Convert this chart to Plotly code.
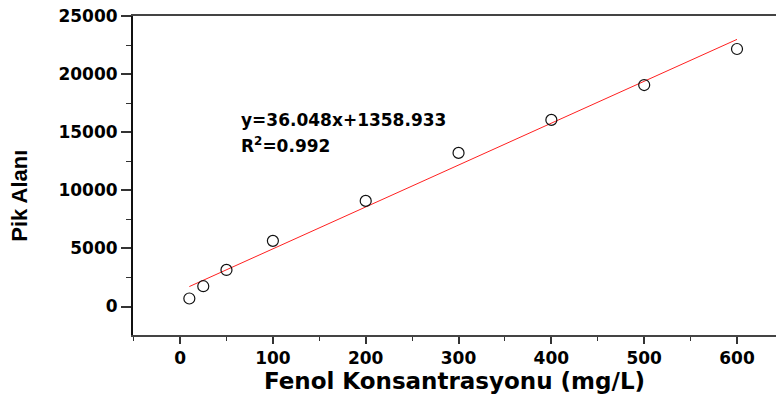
import plotly.graph_objects as go

# Data
conc = [10, 25, 50, 100, 200, 300, 400, 500, 600]
peak_area = [690, 1750, 3150, 5650, 9090, 13220, 16060, 19060, 22160]

# Regression line (endpoints of the fit shown on the chart)
fit_x = [10, 600]
fit_y = [1719, 22988]

eq_lines = ["y=36.048x+1358.933", "R<sup>2</sup>=0.992"]

x_title = "Fenol Konsantrasyonu (mg/L)"
y_title = "Pik Alanı"

x_ticks = [0, 100, 200, 300, 400, 500, 600]
y_ticks = [0, 5000, 10000, 15000, 20000, 25000]

fig = go.Figure()

fig.add_trace(go.Scatter(
    x=fit_x, y=fit_y, mode="lines",
    line=dict(color="#ff2020", width=1),
    showlegend=False, hoverinfo="skip",
))
fig.add_trace(go.Scatter(
    x=conc, y=peak_area, mode="markers",
    marker=dict(symbol="circle-open", size=11, color="#111111",
                line=dict(width=1.2, color="#111111")),
    showlegend=False,
))

tickfont = dict(family="DejaVu Sans", size=17, color="#000000", weight="bold")

fig.update_xaxes(
    range=[-50.7, 642],
    tickvals=x_ticks, ticktext=[str(v) for v in x_ticks],
    ticks="outside", ticklen=7, tickwidth=1.5, tickcolor="#333333",
    minor=dict(dtick=50, tick0=0, ticks="outside", ticklen=4, tickwidth=1.2, tickcolor="#333333"),
    showline=True, linecolor="#444444", linewidth=2, mirror=True,
    showgrid=False, zeroline=False,
    tickfont=tickfont,
    title=dict(text=x_title, font=dict(family="DejaVu Sans", size=23, color="#000000", weight="bold"),
               standoff=5),
)
fig.update_yaxes(
    range=[-2450, 25000],
    tickvals=y_ticks, ticktext=[str(v) for v in y_ticks],
    ticks="outside", ticklen=10, tickwidth=1.5, tickcolor="#333333",
    minor=dict(dtick=2500, tick0=0, ticks="outside", ticklen=5, tickwidth=1.2, tickcolor="#333333"),
    showline=True, linecolor="#111111", linewidth=2,
    showgrid=False, zeroline=False,
    tickfont=tickfont,
)

fig.add_annotation(
    xref="paper", yref="paper", x=-0.176, y=0.436,
    text=y_title, textangle=-90, showarrow=False,
    font=dict(family="Liberation Sans", size=22, color="#000000", weight="bold"),
    xanchor="center", yanchor="middle",
)

fig.add_annotation(
    x=64, y=16050, text=eq_lines[0], showarrow=False,
    xanchor="left", yanchor="middle",
    font=dict(family="DejaVu Sans", size=17, color="#000000", weight="bold"),
)
fig.add_annotation(
    x=64, y=13900, text=eq_lines[1], showarrow=False,
    xanchor="left", yanchor="middle",
    font=dict(family="DejaVu Sans", size=17, color="#000000", weight="bold"),
)

fig.update_layout(
    width=776, height=396,
    margin=dict(l=133, r=0, t=16, b=61),
    plot_bgcolor="white", paper_bgcolor="white",
)

fig.write_html("out.html")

++++++++++

• **STATED PROBLEM**
Copy each line containing the word "chart" from the data.

• **SOLUTION FOR THIS EXERCISE**
Convert this chart to Plotly code.
# Regression line (endpoints of the fit shown on the chart)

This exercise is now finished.